STATED EXERCISE:
Would you write out the listing verbatim and skip every picture in it?

━━━━━ DATA ━━━━━

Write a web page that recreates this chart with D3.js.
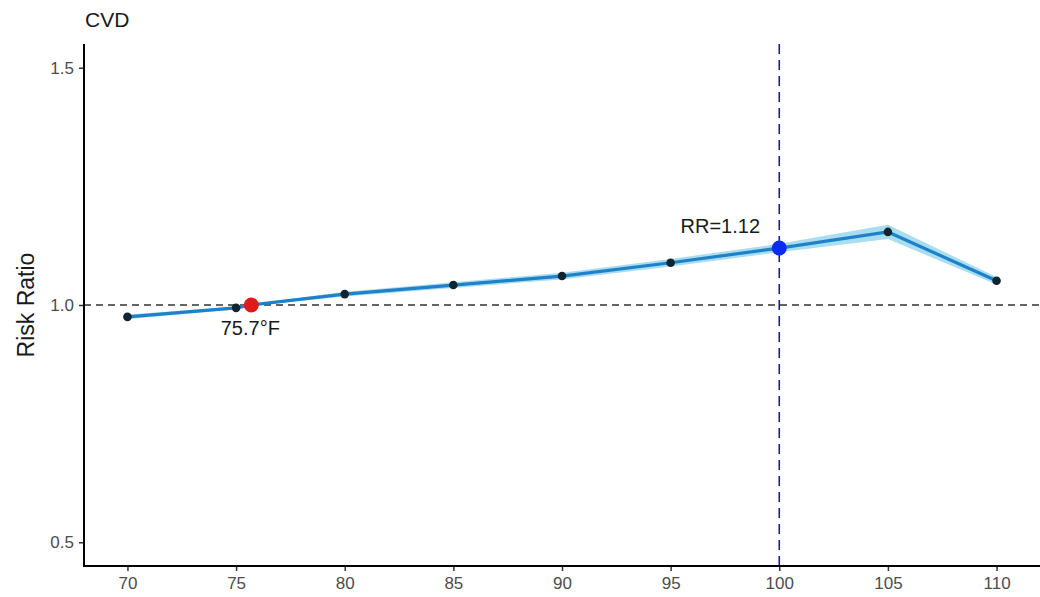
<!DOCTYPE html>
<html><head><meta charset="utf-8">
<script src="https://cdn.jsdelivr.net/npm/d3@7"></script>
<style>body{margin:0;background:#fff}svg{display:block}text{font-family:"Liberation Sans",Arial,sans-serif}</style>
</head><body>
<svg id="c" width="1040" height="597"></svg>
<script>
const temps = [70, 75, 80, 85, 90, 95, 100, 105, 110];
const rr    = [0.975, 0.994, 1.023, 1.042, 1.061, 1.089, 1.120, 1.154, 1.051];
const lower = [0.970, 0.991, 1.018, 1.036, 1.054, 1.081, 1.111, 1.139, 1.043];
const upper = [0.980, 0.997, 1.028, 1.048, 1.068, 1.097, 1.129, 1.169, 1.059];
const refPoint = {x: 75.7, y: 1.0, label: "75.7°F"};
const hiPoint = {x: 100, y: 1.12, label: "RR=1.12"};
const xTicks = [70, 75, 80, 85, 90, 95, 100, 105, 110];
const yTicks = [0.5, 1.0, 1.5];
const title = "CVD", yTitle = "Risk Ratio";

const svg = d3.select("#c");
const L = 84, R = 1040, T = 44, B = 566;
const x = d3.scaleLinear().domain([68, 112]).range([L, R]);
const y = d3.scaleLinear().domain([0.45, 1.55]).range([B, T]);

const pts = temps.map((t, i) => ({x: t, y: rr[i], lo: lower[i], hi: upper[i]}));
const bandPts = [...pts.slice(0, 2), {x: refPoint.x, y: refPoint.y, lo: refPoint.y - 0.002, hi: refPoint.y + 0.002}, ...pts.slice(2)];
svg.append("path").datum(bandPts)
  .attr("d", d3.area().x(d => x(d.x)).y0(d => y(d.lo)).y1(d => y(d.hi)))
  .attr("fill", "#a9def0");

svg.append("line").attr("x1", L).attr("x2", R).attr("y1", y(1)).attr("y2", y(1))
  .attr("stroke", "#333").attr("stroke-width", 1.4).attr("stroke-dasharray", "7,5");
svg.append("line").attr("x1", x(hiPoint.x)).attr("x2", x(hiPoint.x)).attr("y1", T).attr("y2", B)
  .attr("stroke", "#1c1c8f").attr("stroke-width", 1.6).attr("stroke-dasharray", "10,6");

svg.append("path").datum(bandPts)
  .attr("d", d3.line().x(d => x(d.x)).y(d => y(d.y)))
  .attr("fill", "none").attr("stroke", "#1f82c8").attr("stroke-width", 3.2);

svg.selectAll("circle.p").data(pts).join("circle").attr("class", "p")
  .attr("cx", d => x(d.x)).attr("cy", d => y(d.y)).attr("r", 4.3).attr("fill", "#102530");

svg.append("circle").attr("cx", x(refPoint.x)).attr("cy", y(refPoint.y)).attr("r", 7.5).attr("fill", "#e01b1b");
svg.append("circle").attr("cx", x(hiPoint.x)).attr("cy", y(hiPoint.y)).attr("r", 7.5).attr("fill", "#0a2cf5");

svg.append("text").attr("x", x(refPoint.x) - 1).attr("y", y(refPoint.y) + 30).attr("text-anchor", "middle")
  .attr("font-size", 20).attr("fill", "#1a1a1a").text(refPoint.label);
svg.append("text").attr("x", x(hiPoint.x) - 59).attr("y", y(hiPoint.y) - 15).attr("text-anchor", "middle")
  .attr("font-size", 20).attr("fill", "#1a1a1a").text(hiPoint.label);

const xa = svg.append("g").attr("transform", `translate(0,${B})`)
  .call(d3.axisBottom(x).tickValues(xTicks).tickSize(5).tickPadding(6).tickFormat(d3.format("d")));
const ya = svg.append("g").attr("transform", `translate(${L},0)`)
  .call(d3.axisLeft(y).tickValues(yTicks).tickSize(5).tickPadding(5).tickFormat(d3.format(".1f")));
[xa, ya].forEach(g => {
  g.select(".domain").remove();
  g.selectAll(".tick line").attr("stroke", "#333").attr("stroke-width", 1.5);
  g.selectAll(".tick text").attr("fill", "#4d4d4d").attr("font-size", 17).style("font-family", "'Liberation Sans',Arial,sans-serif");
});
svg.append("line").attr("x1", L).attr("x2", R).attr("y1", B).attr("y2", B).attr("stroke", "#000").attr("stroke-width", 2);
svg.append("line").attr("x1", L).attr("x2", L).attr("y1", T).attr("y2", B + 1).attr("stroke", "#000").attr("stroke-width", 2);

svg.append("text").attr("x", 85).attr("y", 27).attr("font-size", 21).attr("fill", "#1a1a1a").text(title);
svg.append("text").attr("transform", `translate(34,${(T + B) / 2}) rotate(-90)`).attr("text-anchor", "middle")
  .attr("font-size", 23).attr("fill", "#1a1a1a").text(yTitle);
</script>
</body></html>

━━━━━

TASK OUTPUT:
Write a web page that recreates this chart with D3.js.
<!DOCTYPE html>
<html><head><meta charset="utf-8">
<script src="https://cdn.jsdelivr.net/npm/d3@7"></script>
<style>body{margin:0;background:#fff}svg{display:block}text{font-family:"Liberation Sans",Arial,sans-serif}</style>
</head><body>
<svg id="c" width="1040" height="597"></svg>
<script>
const temps = [70, 75, 80, 85, 90, 95, 100, 105, 110];
const rr    = [0.975, 0.994, 1.023, 1.042, 1.061, 1.089, 1.120, 1.154, 1.051];
const lower = [0.970, 0.991, 1.018, 1.036, 1.054, 1.081, 1.111, 1.139, 1.043];
const upper = [0.980, 0.997, 1.028, 1.048, 1.068, 1.097, 1.129, 1.169, 1.059];
const refPoint = {x: 75.7, y: 1.0, label: "75.7°F"};
const hiPoint = {x: 100, y: 1.12, label: "RR=1.12"};
const xTicks = [70, 75, 80, 85, 90, 95, 100, 105, 110];
const yTicks = [0.5, 1.0, 1.5];
const title = "CVD", yTitle = "Risk Ratio";

const svg = d3.select("#c");
const L = 84, R = 1040, T = 44, B = 566;
const x = d3.scaleLinear().domain([68, 112]).range([L, R]);
const y = d3.scaleLinear().domain([0.45, 1.55]).range([B, T]);

const pts = temps.map((t, i) => ({x: t, y: rr[i], lo: lower[i], hi: upper[i]}));
const bandPts = [...pts.slice(0, 2), {x: refPoint.x, y: refPoint.y, lo: refPoint.y - 0.002, hi: refPoint.y + 0.002}, ...pts.slice(2)];
svg.append("path").datum(bandPts)
  .attr("d", d3.area().x(d => x(d.x)).y0(d => y(d.lo)).y1(d => y(d.hi)))
  .attr("fill", "#a9def0");

svg.append("line").attr("x1", L).attr("x2", R).attr("y1", y(1)).attr("y2", y(1))
  .attr("stroke", "#333").attr("stroke-width", 1.4).attr("stroke-dasharray", "7,5");
svg.append("line").attr("x1", x(hiPoint.x)).attr("x2", x(hiPoint.x)).attr("y1", T).attr("y2", B)
  .attr("stroke", "#1c1c8f").attr("stroke-width", 1.6).attr("stroke-dasharray", "10,6");

svg.append("path").datum(bandPts)
  .attr("d", d3.line().x(d => x(d.x)).y(d => y(d.y)))
  .attr("fill", "none").attr("stroke", "#1f82c8").attr("stroke-width", 3.2);

svg.selectAll("circle.p").data(pts).join("circle").attr("class", "p")
  .attr("cx", d => x(d.x)).attr("cy", d => y(d.y)).attr("r", 4.3).attr("fill", "#102530");

svg.append("circle").attr("cx", x(refPoint.x)).attr("cy", y(refPoint.y)).attr("r", 7.5).attr("fill", "#e01b1b");
svg.append("circle").attr("cx", x(hiPoint.x)).attr("cy", y(hiPoint.y)).attr("r", 7.5).attr("fill", "#0a2cf5");

svg.append("text").attr("x", x(refPoint.x) - 1).attr("y", y(refPoint.y) + 30).attr("text-anchor", "middle")
  .attr("font-size", 20).attr("fill", "#1a1a1a").text(refPoint.label);
svg.append("text").attr("x", x(hiPoint.x) - 59).attr("y", y(hiPoint.y) - 15).attr("text-anchor", "middle")
  .attr("font-size", 20).attr("fill", "#1a1a1a").text(hiPoint.label);

const xa = svg.append("g").attr("transform", `translate(0,${B})`)
  .call(d3.axisBottom(x).tickValues(xTicks).tickSize(5).tickPadding(6).tickFormat(d3.format("d")));
const ya = svg.append("g").attr("transform", `translate(${L},0)`)
  .call(d3.axisLeft(y).tickValues(yTicks).tickSize(5).tickPadding(5).tickFormat(d3.format(".1f")));
[xa, ya].forEach(g => {
  g.select(".domain").remove();
  g.selectAll(".tick line").attr("stroke", "#333").attr("stroke-width", 1.5);
  g.selectAll(".tick text").attr("fill", "#4d4d4d").attr("font-size", 17).style("font-family", "'Liberation Sans',Arial,sans-serif");
});
svg.append("line").attr("x1", L).attr("x2", R).attr("y1", B).attr("y2", B).attr("stroke", "#000").attr("stroke-width", 2);
svg.append("line").attr("x1", L).attr("x2", L).attr("y1", T).attr("y2", B + 1).attr("stroke", "#000").attr("stroke-width", 2);

svg.append("text").attr("x", 85).attr("y", 27).attr("font-size", 21).attr("fill", "#1a1a1a").text(title);
svg.append("text").attr("transform", `translate(34,${(T + B) / 2}) rotate(-90)`).attr("text-anchor", "middle")
  .attr("font-size", 23).attr("fill", "#1a1a1a").text(yTitle);
</script>
</body></html>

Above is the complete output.